Swiss Re estimate that approximately $7bn worth of aircraft are on the ground at any given moment at Tokyo's Haneda airport, which is exposed to both severe windstorm and earthquake risks.

But enough of this doom and gloom, and theoretical exposures - what of the state of the aviation insurance market today? Let's get back to Lloyd's - the insurance market's 2004 annual report talks of "downward pressure on prices".

Results of market softening

After three great years, no wonder the market is softening right now - who wouldn't want to get their hands on 'spectacular' returns like these?

The problem is that the relatively small size of the market means that additional capacity coming from other classes makes a large splash almost immediately.

As an example, another Swiss Re study of 2002 estimated that "if a mere 0.1% of all non-life underwriting capacity flows into the aviation market, this may correspond to a 25% increase in capacity" - no wonder rates are notoriously unstable in this class.

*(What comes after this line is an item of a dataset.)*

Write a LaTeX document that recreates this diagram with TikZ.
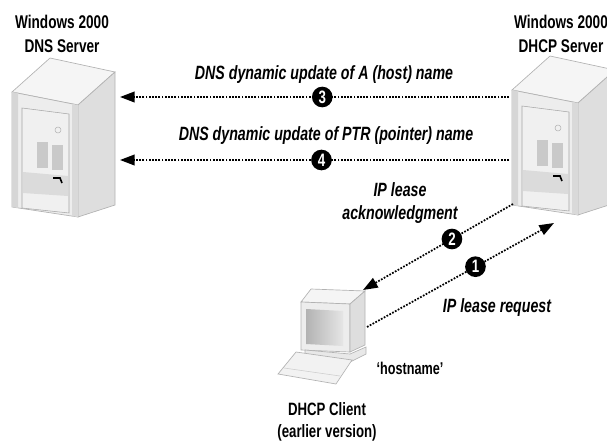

And the long-term underwriting result has been scandalously poor. Even Lloyd's results look a little less superb when considered in the context of record benign-loss experience.

If loss frequency and severity have been half the average, current premium levels can't be anything more than the absolute minimum required for the job. What would the result have been in an average year? One presumes a combined ratio of around 100%. So absolutely nothing is currently left in the kitty for above-average years or catastrophic losses?

With total hull sums insured approaching $600bn, it seems staggering that for the 1992-2002 10-year period, insurers managed to take in only an average of $1.4bn a year in premiums.

The result speaks for itself - Swiss Re found that over the 1988-2002 period, the industry lived way beyond its means, racking up cumulative underwriting deficit of some $2.3bn. Premiums always rose after significantly poor periods of results, but never sufficiently to pay back what was owed.

The class lost money in 1988-93, hardened and made money in 1994 and 1995 - only to soften and be losing again by 1997, without having taken a big chunk out of its cumulative deficit.

More up-to-date figures are not available for the aviation class as a whole, but at 2001, the deficit stood at over $6bn.

Despite three-and-a-half good years, it is extremely unlikely that this sum is to be made back before softening occurs and results begin to slide again. Who'd be an aviation (re)insurer, indeed?